Entertainment

Maddin's My Winnipeg named best film by Toronto critics

Guy Maddin's bizarre, fantastical tribute to his hometown, My Winnipeg, has won a new $10,000 film prize.
Maddin mixes fantasy scenes, like this one of horses caught in snow, with memories in My Winnipeg. ((Jody Shapiro/Documentary Channel) )
Guy Maddin's bizarre, fantastical tribute to his hometown, My Winnipeg, has won a new $10,000 film prize.

The avant-garde director was given the Rogers Best Canadian Film Award, presented by the Toronto Film Critics Association at a gala Tuesday night to recognize the association's favourite releases of 2008.

Sarah Polley, whose film Away From Her was named best Canadian feature last year, was tapped to present the award to Maddin.

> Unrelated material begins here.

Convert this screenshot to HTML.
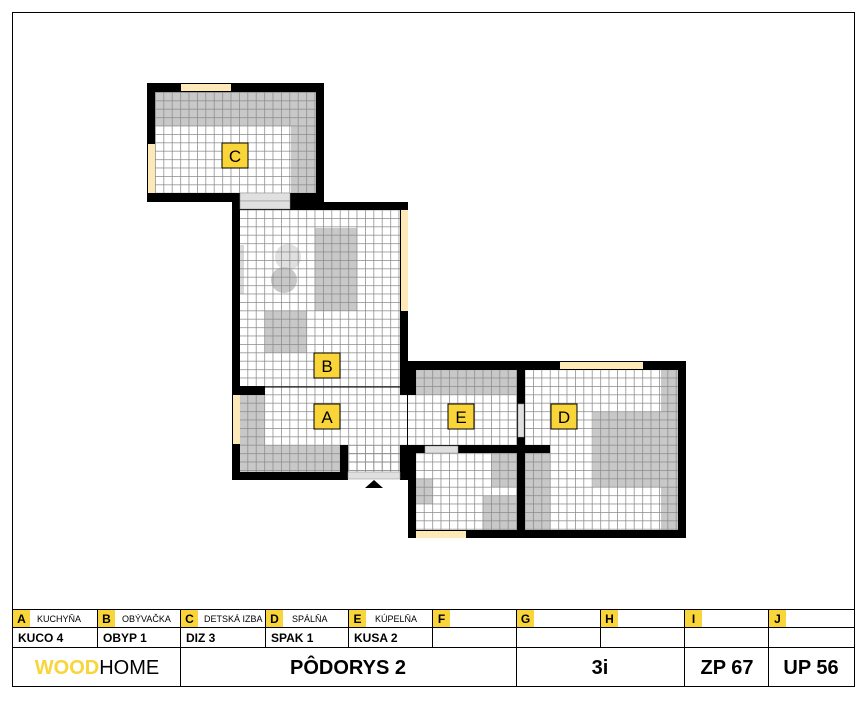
<!DOCTYPE html>
<html><head><meta charset="utf-8">
<style>
html,body{margin:0;padding:0;background:#fff;}
body{width:866px;height:698px;overflow:hidden;font-family:"Liberation Sans",sans-serif;}
</style></head><body>
<svg width="866" height="698" viewBox="0 0 866 698" xmlns="http://www.w3.org/2000/svg" font-family="Liberation Sans, sans-serif">
<defs>
<pattern id="g" x="155" y="92" width="8.4" height="8.4" patternUnits="userSpaceOnUse">
<path d="M0 0H8.4M0 0V8.4" stroke="#8a8a8a" stroke-width="1.5" fill="none"/>
</pattern>
</defs>
<rect x="12.5" y="12.5" width="842" height="674" fill="#fff" stroke="#000" stroke-width="1"/>

<g fill="#c8c8c8">
<rect x="155" y="92" width="161" height="34"/>
<rect x="291" y="126" width="25" height="67"/>
<rect x="315" y="228" width="42" height="83"/>
<rect x="265" y="311" width="42" height="42"/>
<rect x="240" y="245" width="4" height="49" fill="#d8d8d8"/>
<rect x="240" y="395" width="25" height="50"/>
<rect x="240" y="445" width="100" height="27"/>
<rect x="416" y="370" width="101" height="25"/>
<rect x="491" y="453" width="26" height="34"/>
<rect x="416" y="479" width="17" height="25"/>
<rect x="483" y="496" width="34" height="34"/>
<rect x="661" y="370" width="17" height="160"/>
<rect x="593" y="412" width="68" height="75"/>
<rect x="525" y="453" width="25" height="77"/>
</g>
<circle cx="288" cy="257" r="13" fill="#e0e0e0"/>
<circle cx="284" cy="280" r="13" fill="#c8c8c8"/>

<g fill="url(#g)">
<rect x="155" y="92" width="161" height="101"/>
<rect x="240" y="210" width="160" height="262"/>
<rect x="348" y="445" width="52" height="26"/>
<rect x="400" y="395" width="117" height="50"/>
<rect x="416" y="370" width="101" height="25"/>
<rect x="416" y="453" width="101" height="77"/>
<rect x="525" y="370" width="153" height="160"/>
</g>
<line x1="265" y1="387" x2="400" y2="387" stroke="#000" stroke-width="1"/>
<line x1="407.5" y1="395" x2="407.5" y2="445" stroke="#000" stroke-width="1"/>

<g fill="#000">
<rect x="147" y="83" width="177" height="9"/>
<rect x="147" y="83" width="8" height="119"/>
<rect x="316" y="83" width="8" height="127"/>
<rect x="147" y="193" width="93" height="9"/>
<rect x="290" y="193" width="34" height="17"/>
<rect x="232" y="202" width="176" height="8"/>
<rect x="232" y="202" width="8" height="278"/>
<rect x="400" y="202" width="8" height="193"/>
<rect x="232" y="386" width="33" height="9"/>
<rect x="232" y="472" width="116" height="8"/>
<rect x="340" y="445" width="8" height="35"/>
<rect x="400" y="361" width="286" height="9"/>
<rect x="400" y="361" width="16" height="34"/>
<rect x="517" y="370" width="8" height="83"/>
<rect x="400" y="445" width="150" height="8"/>
<rect x="400" y="445" width="8" height="35"/>
<rect x="408" y="445" width="8" height="93"/>
<rect x="517" y="453" width="8" height="77"/>
<rect x="408" y="530" width="278" height="8"/>
<rect x="678" y="361" width="8" height="177"/>
</g>
<g fill="#fde9b8">
<rect x="181" y="84" width="50" height="7"/>
<rect x="148" y="144" width="7" height="49"/>
<rect x="401" y="210" width="7" height="101"/>
<rect x="233" y="395" width="7" height="49"/>
<rect x="560" y="362" width="83" height="7"/>
<rect x="416" y="531" width="50" height="7"/>
</g>
<g fill="#e0e0e0" stroke="#888" stroke-width="0.5">
<rect x="240" y="193" width="50" height="8"/>
<rect x="240" y="201" width="50" height="8"/>
<rect x="348" y="472" width="52" height="7"/>
<rect x="518" y="404" width="6" height="33"/>
<rect x="425" y="446" width="33" height="7"/>
</g>
<polygon points="374,480 383,488 365,488" fill="#000"/>

<g font-size="17" text-anchor="middle">
<rect x="222" y="143" width="26" height="25" fill="#f9d53a" stroke="#000"/><text x="235" y="162">C</text>
<rect x="314" y="353" width="26" height="25" fill="#f9d53a" stroke="#000"/><text x="327" y="372">B</text>
<rect x="314" y="404" width="26" height="25" fill="#f9d53a" stroke="#000"/><text x="327" y="423">A</text>
<rect x="448" y="404" width="26" height="25" fill="#f9d53a" stroke="#000"/><text x="461" y="423">E</text>
<rect x="551" y="404" width="26" height="25" fill="#f9d53a" stroke="#000"/><text x="564" y="423">D</text>
</g>

<g stroke="#000" stroke-width="1">
<line x1="12" y1="609.5" x2="855" y2="609.5"/>
<line x1="12" y1="627.5" x2="855" y2="627.5"/>
<line x1="12" y1="647.5" x2="855" y2="647.5"/>
<line x1="97.5" y1="609" x2="97.5" y2="647"/>
<line x1="180.5" y1="609" x2="180.5" y2="687"/>
<line x1="265.5" y1="609" x2="265.5" y2="647"/>
<line x1="348.5" y1="609" x2="348.5" y2="647"/>
<line x1="432.5" y1="609" x2="432.5" y2="647"/>
<line x1="516.5" y1="609" x2="516.5" y2="687"/>
<line x1="600.5" y1="609" x2="600.5" y2="647"/>
<line x1="684.5" y1="609" x2="684.5" y2="687"/>
<line x1="768.5" y1="609" x2="768.5" y2="687"/>
</g>
<g fill="#f9d53a">
<rect x="13" y="610" width="17" height="17"/><rect x="98" y="610" width="17" height="17"/>
<rect x="181" y="610" width="17" height="17"/><rect x="266" y="610" width="17" height="17"/>
<rect x="349" y="610" width="17" height="17"/><rect x="433" y="610" width="17" height="17"/>
<rect x="517" y="610" width="17" height="17"/><rect x="601" y="610" width="17" height="17"/>
<rect x="685" y="610" width="17" height="17"/><rect x="769" y="610" width="17" height="17"/>
</g>
<g font-size="12" font-weight="bold" text-anchor="middle">
<text x="21.5" y="623">A</text><text x="106.5" y="623">B</text><text x="189.5" y="623">C</text>
<text x="274.5" y="623">D</text><text x="357.5" y="623">E</text><text x="441.5" y="623">F</text>
<text x="525.5" y="623">G</text><text x="609.5" y="623">H</text><text x="693.5" y="623">I</text><text x="777.5" y="623">J</text>
</g>
<g font-size="9">
<text x="37" y="622">KUCHYŇA</text><text x="122" y="622">OBÝVAČKA</text><text x="204" y="622">DETSKÁ IZBA</text>
<text x="292" y="622">SPÁLŇA</text><text x="375" y="622">KÚPELŇA</text>
</g>
<g font-size="12" font-weight="bold">
<text x="18" y="642">KUCO 4</text><text x="103" y="642">OBYP 1</text><text x="186" y="642">DIZ 3</text>
<text x="271" y="642">SPAK 1</text><text x="354" y="642">KUSA 2</text>
</g>
<text x="97" y="674" font-size="20" text-anchor="middle"><tspan fill="#f9d53a" font-weight="bold">WOOD</tspan><tspan fill="#000">HOME</tspan></text>
<text x="348" y="674" font-size="20" font-weight="bold" text-anchor="middle">PÔDORYS 2</text>
<text x="600" y="674" font-size="20" font-weight="bold" text-anchor="middle">3i</text>
<text x="727" y="674" font-size="20" font-weight="bold" text-anchor="middle">ZP 67</text>
<text x="811" y="674" font-size="20" font-weight="bold" text-anchor="middle">UP 56</text>
</svg>
</body></html>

Filmmakers such as Atom Egoyan, Robert Lantos, Bruce McDonald and Don McKellar were expected to attend the event.

Other films in the running were Stephane Lafleur's film Continental: A Film Without Guns and Yung Chang's acclaimed documentary Up the Yangtze, about issues surrounding the Three Gorges Dam in China.

Guy Maddin's My Winnipeg took the award for best Canadian feature at the Toronto International Film Festival in September 2006. ((Aaron Harris/Canadian Press) )
"Our three finalists for the year's best Canadian film are all strongly evocative tales of characters adrift in manufactured landscapes," association president Brian Johnson, film critic for Maclean's magazine, said in a release.

"My Winnipeg gleefully obliterates the line between fact and fiction, documentary and drama, between lucid memoir and fevered dream. It's an exquisitely Canadian film that has won praise from around the world, and we are pleased to add our voice to the acclaim with this inaugural prize."

Maddin's film, which features scenes from Winnipeg history intercut with fantasy images, was also named best Canadian feature at the Toronto International Film Festival in 2006. It had special screenings throughout Canada in 2008.

Established in 1997, the Toronto Film Critics Association is made up of Toronto-based journalists and broadcasters who specialize in film criticism and commentary.